Do you recall your early history lessons in school? I loved history, but my desire to learn it almost fizzled in high school when I enthusiastically wrote an essay on the use of perfume in the 18th-century French court.
I distinctly remember being fascinated that due to the lack of plumbing, and therefore bathing, the palace courtiers, as well as the king, doused themselves in perfumes to conceal their bodily stench. I proudly handed in my essay to the teacher, a little pale man with a face like dried parchment who was always scratching behind his ears, causing tiny flakes of skin to gently fall onto his shoulders.
He returned my essay, on which he had scrawled in great orange crayon: “You’ve got to be kidding!” My mark was zero — Fredericton High School, 1977. Well, what was to be done?
I think I just ate five Tim Hortons doughnuts at the strip mall down the street and sauntered slowly home.
These days, students are bused to museums and art galleries, and to forest streams to see the salmon run, or they’re introduced to First Nation carvers or storytellers. We certainly know now that hands-on history is the way to engage and learn.
History will come alive for you, too, if you visit two local historic sites described in a couple of excellent books.
If ever a book was written from the perspective of love and beauty, it is Tod Inlet, A Healing Place by Gwen Curry (Rocky Mountain Books, 2015).

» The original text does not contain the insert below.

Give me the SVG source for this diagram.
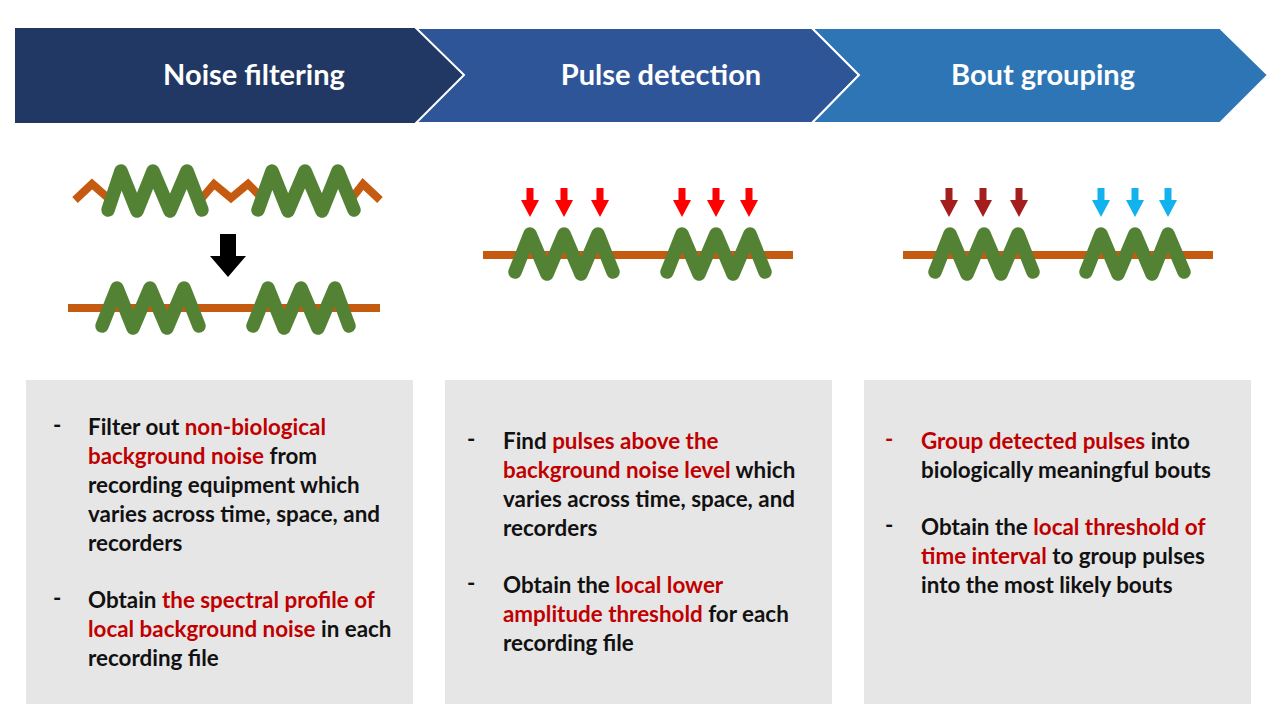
<svg xmlns="http://www.w3.org/2000/svg" width="1280" height="720" viewBox="0 0 1280 720">
<defs>
<style>
.hdr{font-family:Lato,"Liberation Sans",sans-serif;font-weight:bold;font-size:29px;fill:#fff;text-anchor:middle}
.body{font-family:Lato,"Liberation Sans",sans-serif;font-weight:bold;font-size:22.4px;fill:#111}
.red{fill:#C00000}
.box{fill:#E7E6E6}
.grn{fill:none;stroke:#548235;stroke-width:13.5;stroke-linecap:round;stroke-linejoin:round}
.org{fill:none;stroke:#C55A11;stroke-width:8}
</style>
<path id="arr" d="M-3.5,0 H3.5 V12 H9 L0,29 L-9,12 H-3.5 Z"/>
</defs>
<rect width="1280" height="720" fill="#fff"/>

<g id="step1">
<path d="M15,28 H416 L464,75 L416,123 H15 Z" fill="#213864"/>
<text class="hdr" x="254" y="85">Noise filtering</text>
</g>
<g id="step2">
<path d="M416,28 H812 L859,75 L812,123 H416 L464,75 Z" fill="#2E5597" stroke="#fff" stroke-width="2"/>
<text class="hdr" x="661" y="85">Pulse detection</text>
</g>
<g id="step3">
<path d="M812,28 H1220 L1268,75 L1220,123 H812 L859,75 Z" fill="#2E75B6" stroke="#fff" stroke-width="2"/>
<text class="hdr" x="1043" y="85">Bout grouping</text>
</g>

<g id="wave1">
<path class="org" d="M75,200 L92,184 L108,198 M202,198 L214,184 L231,198 L248,184 L262,198 M352,198 L363,184 L380,200"/>
<path class="grn" d="M108,210 L121,171 L137,211 L153,171 L170,211 L187,171 L202,210"/>
<path class="grn" d="M258,210 L272,171 L288,211 L305,171 L322,211 L338,171 L354,210"/>
<path d="M220,234 H236 V256 H246 L228,277 L210,256 H220 Z" fill="#000"/>
<line class="org" x1="68" y1="308" x2="380" y2="308"/>
<path class="grn" d="M102,326 L117,288 L133,328 L150,288 L167,328 L184,288 L199,326"/>
<path class="grn" d="M253,326 L268,288 L284,328 L301,288 L318,328 L335,288 L349,326"/>
</g>

<g id="wave2">
<line class="org" x1="483" y1="255" x2="793" y2="255"/>
<path class="grn" d="M515,272 L530,234 L547,274 L564,234 L581,274 L598,234 L613,272"/>
<path class="grn" d="M667,272 L682,234 L699,274 L716,234 L733,274 L750,234 L765,272"/>
<g fill="#FF0000">
<use href="#arr" x="530" y="188"/><use href="#arr" x="564" y="188"/><use href="#arr" x="600" y="188"/>
<use href="#arr" x="682" y="188"/><use href="#arr" x="716" y="188"/><use href="#arr" x="749" y="188"/>
</g>
</g>

<g id="wave3">
<line class="org" x1="903" y1="255" x2="1213" y2="255"/>
<path class="grn" d="M935,272 L950,234 L967,274 L984,234 L1001,274 L1018,234 L1033,272"/>
<path class="grn" d="M1086,272 L1101,234 L1118,274 L1135,234 L1152,274 L1168,234 L1184,272"/>
<g fill="#A51E1E">
<use href="#arr" x="949" y="188"/><use href="#arr" x="983" y="188"/><use href="#arr" x="1019" y="188"/>
</g>
<g fill="#12B2EE">
<use href="#arr" x="1101" y="188"/><use href="#arr" x="1135" y="188"/><use href="#arr" x="1168" y="188"/>
</g>
</g>

<g id="box1">
<rect class="box" x="26" y="380" width="387" height="324"/>
<text class="body" x="53" y="433">-</text>
<text class="body" x="88" y="435">Filter out <tspan class="red">non-biological</tspan></text>
<text class="body" x="88" y="464"><tspan class="red">background noise</tspan> from</text>
<text class="body" x="88" y="493">recording equipment which</text>
<text class="body" x="88" y="522">varies across time, space, and</text>
<text class="body" x="88" y="551">recorders</text>
<text class="body" x="53" y="606">-</text>
<text class="body" x="88" y="608">Obtain <tspan class="red">the spectral profile of</tspan></text>
<text class="body" x="88" y="637"><tspan class="red">local background noise</tspan> in each</text>
<text class="body" x="88" y="666">recording file</text>
</g>

<g id="box2">
<rect class="box" x="445" y="380" width="387" height="324"/>
<text class="body" x="467" y="447">-</text>
<text class="body" x="503" y="449">Find <tspan class="red">pulses above the</tspan></text>
<text class="body" x="503" y="478"><tspan class="red">background noise level</tspan> which</text>
<text class="body" x="503" y="507">varies across time, space, and</text>
<text class="body" x="503" y="536">recorders</text>
<text class="body" x="467" y="591">-</text>
<text class="body" x="503" y="593">Obtain the <tspan class="red">local lower</tspan></text>
<text class="body" x="503" y="622"><tspan class="red">amplitude threshold</tspan> for each</text>
<text class="body" x="503" y="651">recording file</text>
</g>

<g id="box3">
<rect class="box" x="864" y="380" width="387" height="324"/>
<text class="body red" x="885" y="447">-</text>
<text class="body" x="921" y="449"><tspan class="red">Group detected pulses</tspan> into</text>
<text class="body" x="921" y="478">biologically meaningful bouts</text>
<text class="body" x="885" y="533">-</text>
<text class="body" x="921" y="535">Obtain the <tspan class="red">local threshold of</tspan></text>
<text class="body" x="921" y="564"><tspan class="red">time interval</tspan> to group pulses</text>
<text class="body" x="921" y="593">into the most likely bouts</text>
</g>
</svg>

Every sentence, every photograph, every observation, every reflective moment of awe or calm and every bit of research exposes the author’s sensitivity and adoration of this very special historic and spiritual site, recorded not with sentimentality, but with an enormous empathy toward the natural world and how it has shaped us through time.
It is this combination of natural and historical activity that makes this book, which is divided into seasonal chapters, so enchanting.
As she wanders down the wooded path to the sea, she observes the crumbling remains of the lichen-covered men’s bunkhouses, wedged amongst the spindly alders, cold, dark, grey hovels built for the workers of the Vancouver Portland Cement Company in the early 20th century.
She also describes the delicate slimy green-capped parrot mushroom pushing up from the decaying leaves on the forest floor, as well as the glazed crockery shards and salt-encrusted glass remnants left by the Chinese workers (200 men at the peak of cement production).
She mentions the First Nation antidote for shellfish poisoning (salal berries), and touches on wild sweet peas, electric boats, abandoned limestone quarries (Butchart Gardens is right next door), boggy skunk cabbages, purple martin nesting boxes, a banana slug sliming across bits of moss-covered rusted-out machinery — the site is, as the author observes, a wonderful blend of human industry and the forest ecosystem.
The Tod Inlet path is off Wallace Drive, and parking is along the road (dogs must be on a leash).
If you enjoy detailed and meticulous writing and research, you will be engrossed by The Gorge of Summers Gone, A History of Victoria’s Inland Waterway by Dennis Minaker (1998). There’s an abundance of black and white photographs, diary entries, charts, menus and newspaper reproductions, facts and dates and data.
The book is a description of life on the Gorge following the removal of the First Nation villages. After the development of Fort Victoria, the First Nations people “all moved to reserves on Esquimalt and Victoria Harbours.”
We now know the sad and bullied history of how we treated the Indigenous community, and I feel hopeful that we can make amends, perhaps by reading, understanding and thinking about our past actions, particularly a history that focuses on this special place, the Gorge.
This book describes numerous waterfront activities, such as high-diving competitions, including one that went horribly wrong for diver Billy Muir, whose spinal cord was crushed.
Eventually, the Gorge was polluted by sewage and effluent from slaughterhouses. “Human excrement floating past young bathers was not unusual,” writes Minaker. Swimming was banned in 1939 due to a typhoid-fever outbreak.
These days, though, my friends Emily and Sofia and their pals swim in the Gorge during our hot summer days and live to tell the tale!